Tokio Marine ROE seen at 16% by 2030: Morningstar
Net earned premiums are projected to expand about 5%.
Tokio Marine’s long-term outlook remains unchanged, but its loss expense ratio is projected to stay around 65%, with net earned premiums growing about 5% by fiscal 2030, according to Morningstar.
Return on equity is expected to ease to roughly 16% by fiscal 2030 from about 18% forecast for fiscal 2026, mainly due to lower gains from equity sales.
The insurer recently lifted full-year profit guidance by $0.8b (¥120b) to $8.0b (¥1.23t) after December-quarter adjusted net income reached 89% of the full-year target.

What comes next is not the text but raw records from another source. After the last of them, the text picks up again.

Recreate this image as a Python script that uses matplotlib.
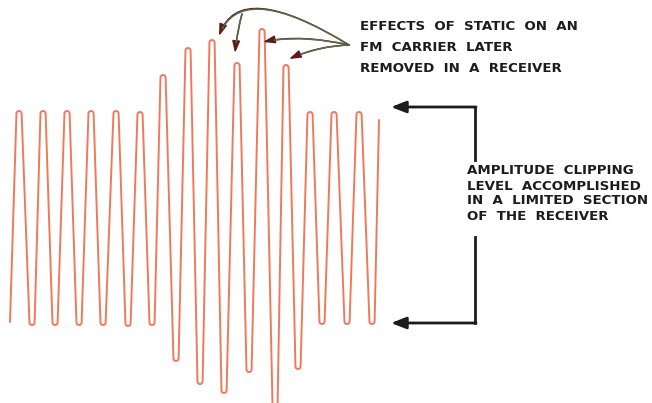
"""FM carrier with static peaks, clipped by the limiter."""
import matplotlib

matplotlib.use("Agg")
import matplotlib.pyplot as plt  # noqa: E402
import numpy as np  # noqa: E402
from matplotlib.patches import FancyArrowPatch  # noqa: E402
from matplotlib.path import Path  # noqa: E402

# wave extrema, in picture pixels (y grows downward)
peak_x = [19, 43, 67, 91, 116, 140, 163, 188, 212, 237, 262, 286, 310, 334, 359]
peak_y = [111, 111, 111, 111, 111, 112, 75, 48, 40, 63, 29, 65, 112, 112, 112]
trough_x = [32, 55, 79, 103, 128, 152, 176, 200, 224, 249, 275, 298, 322, 347, 372]
trough_y = [325, 325, 325, 325, 326, 325, 361, 384, 393, 372, 406, 369, 324, 324, 324]
wave_start = (10, 322)
wave_end = (379, 120)

static_label = ["EFFECTS  OF  STATIC  ON  AN", "FM  CARRIER  LATER",
                "REMOVED  IN  A  RECEIVER"]
clip_label = ["AMPLITUDE  CLIPPING", "LEVEL  ACCOMPLISHED",
              "IN  A  LIMITED  SECTION", "OF  THE  RECEIVER"]

WAVE = "#ee7a5c"
INK = "#1c1c1c"
GREEN = "#5b6a4c"
HEAD = "#5e1c16"


def wave_path(r=2.6):
    ext = [(x, y, 1) for x, y in zip(peak_x, peak_y)]
    ext += [(x, y, -1) for x, y in zip(trough_x, trough_y)]
    ext.sort()
    xs, ys = [wave_start[0]], [wave_start[1]]
    th = np.linspace(np.pi, 0, 14)
    for x, y, kind in ext:
        xs.extend(x + r * np.cos(th))
        ys.extend(y + kind * (r - r * np.sin(th)))
    xs.append(wave_end[0])
    ys.append(wave_end[1])
    return np.array(xs), np.array(ys)


def static_arrow(ax, a, c, b, cut=0.9):
    a, c, b = map(np.asarray, (a, c, b))
    codes = [Path.MOVETO, Path.CURVE3, Path.CURVE3]
    ax.add_patch(FancyArrowPatch(path=Path([a, c, b], codes), mutation_scale=1,
                                 arrowstyle="-|>,head_length=7,head_width=2.3",
                                 color=HEAD, lw=1.1, zorder=3))
    # green stroke over most of the curve, stops short of the head
    c2 = a + cut * (c - a)
    b2 = (1 - cut) ** 2 * a + 2 * cut * (1 - cut) * c + cut ** 2 * b
    ax.add_patch(FancyArrowPatch(path=Path([a, c2, b2], codes), arrowstyle="-",
                                 color=GREEN, lw=1.1, zorder=3))


fig = plt.figure(figsize=(6.52, 4.03), dpi=100)
ax = fig.add_axes([0, 0, 1, 1])
ax.set_xlim(0, 652)
ax.set_ylim(403, 0)
ax.axis("off")

wx, wy = wave_path()
ax.plot(wx, wy, color=WAVE, lw=1.4, solid_capstyle="round", zorder=2)

# static annotation arrows
hub = (349, 45)
static_arrow(ax, hub, (240, -22), (219, 36), cut=0.93)
static_arrow(ax, (242, 14), (237, 32), (235, 53), cut=0.75)
static_arrow(ax, hub, (300, 34), (263, 42), cut=0.85)
static_arrow(ax, hub, (318, 46), (289, 59), cut=0.8)

for i, line in enumerate(static_label):
    ax.text(360, 26 + i * 21.3, line, fontsize=9.6, fontweight="bold", color=INK,
            ha="left", va="center", family="DejaVu Sans")

for i, line in enumerate(clip_label):
    ax.text(467, 171 + i * 15, line, fontsize=9.6, fontweight="bold", color=INK,
            ha="left", va="center", family="DejaVu Sans")

# clipping level brackets
ax.plot([475, 475], [107, 160], color=INK, lw=2)
ax.plot([475, 475], [237, 323], color=INK, lw=2)
for y in (107, 323):
    ax.add_patch(FancyArrowPatch((476, y), (391, y), mutation_scale=1,
                                 arrowstyle="-|>,head_length=9,head_width=3.5",
                                 color=INK, lw=2, shrinkA=0, shrinkB=0))

fig.savefig("out.png", dpi=100)
plt.close(fig)
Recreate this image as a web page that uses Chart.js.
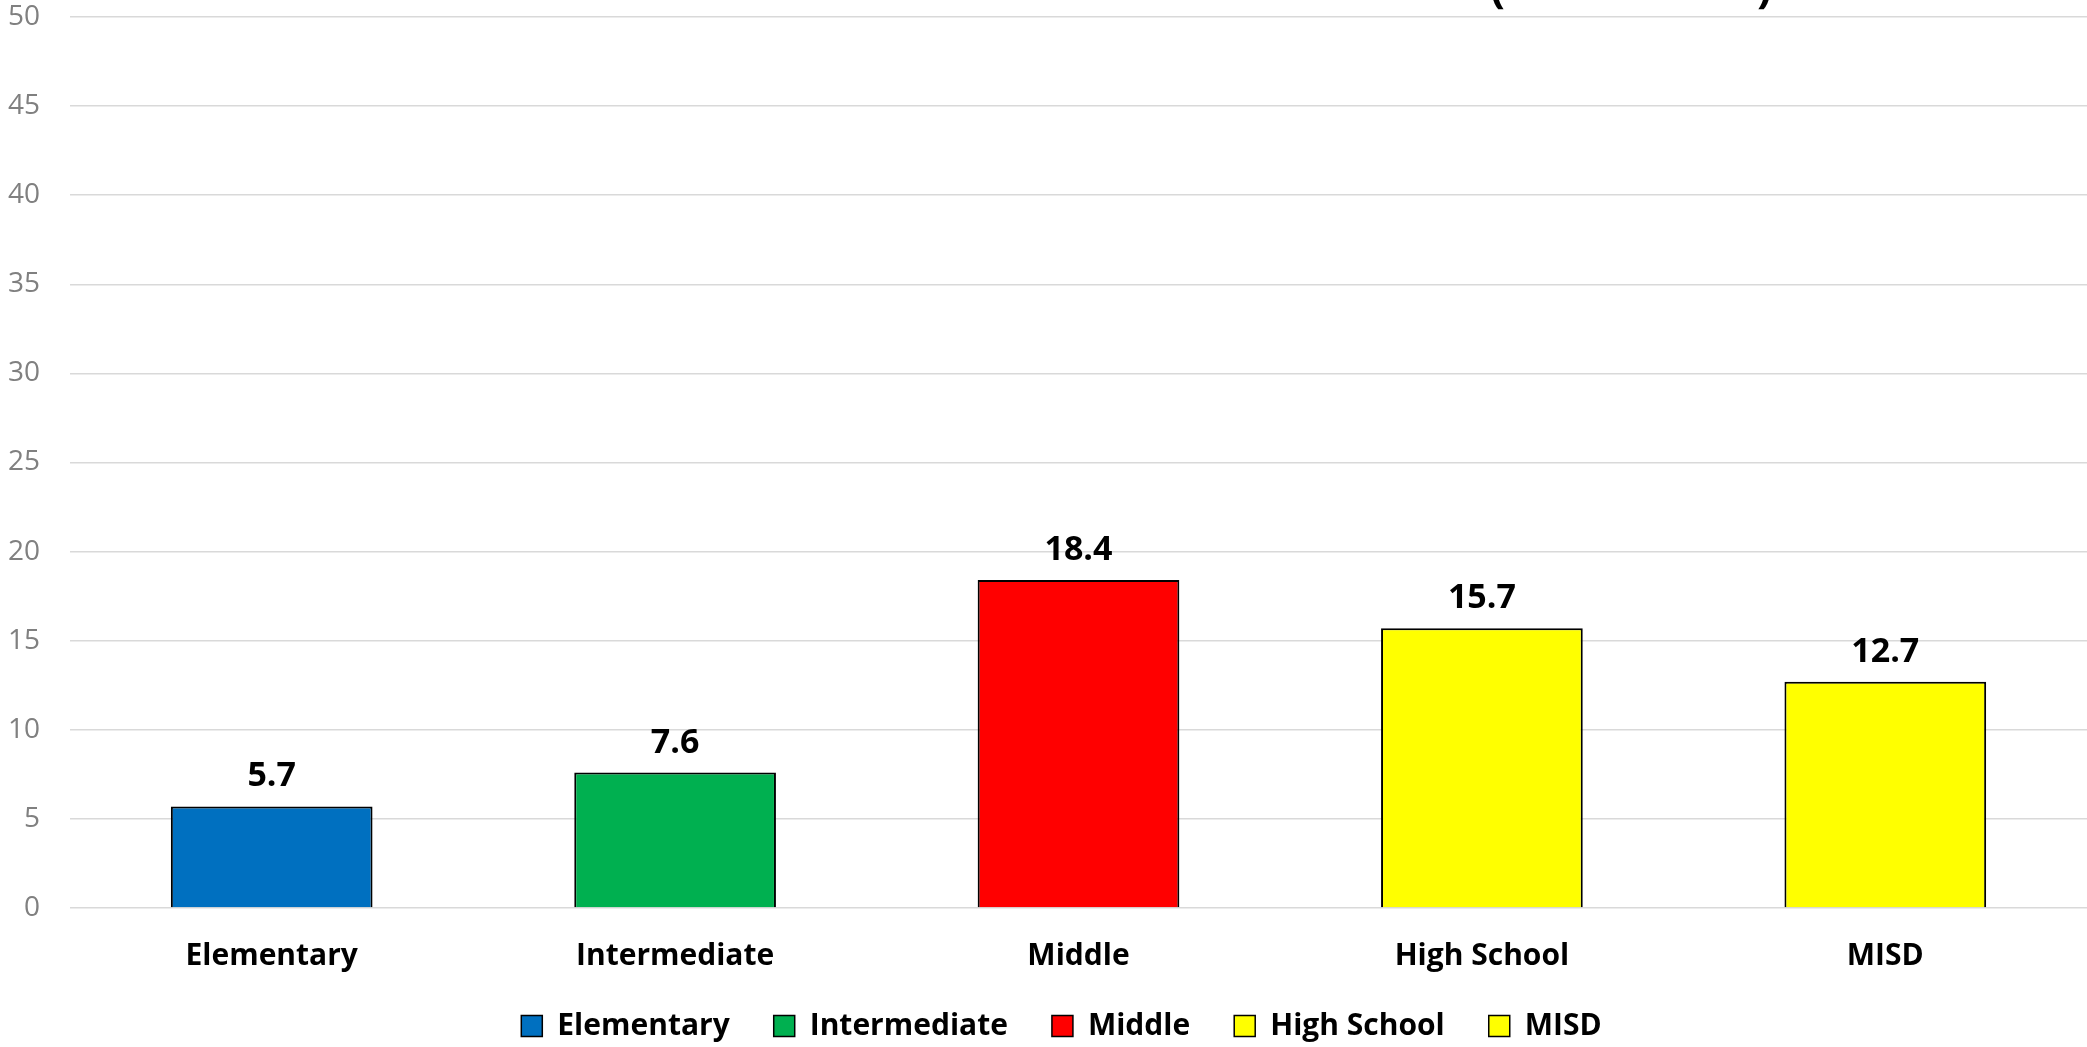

The upgrade was mainly supported by equity-sale gains, lower catastrophe losses, and reduced capital losses in North America.
Performance across both domestic and international businesses was broadly in line with expectations.
International adjusted net income improved on yen depreciation and fewer capital losses, but softer conditions in overseas insurance markets are likely to pressure margins ahead.
In Japan, lower catastrophe losses supported earnings, although deteriorating loss ratios in auto, fire, and specialty lines signal headwinds. Catastrophe losses are also expected to normalise and cost inflation to rise, partly offsetting steady rate increases.
Valuation remains elevated. At a recent share price of $40.9 (¥6,297), the stock trades at about 2.4 times price-to-book, above the roughly 2 times implied by fair value and higher than the 1.3–1.6 times range for major peers.
The premium reflects above-peer profitability. The fair value estimate is unchanged at $35.8 (¥5,500).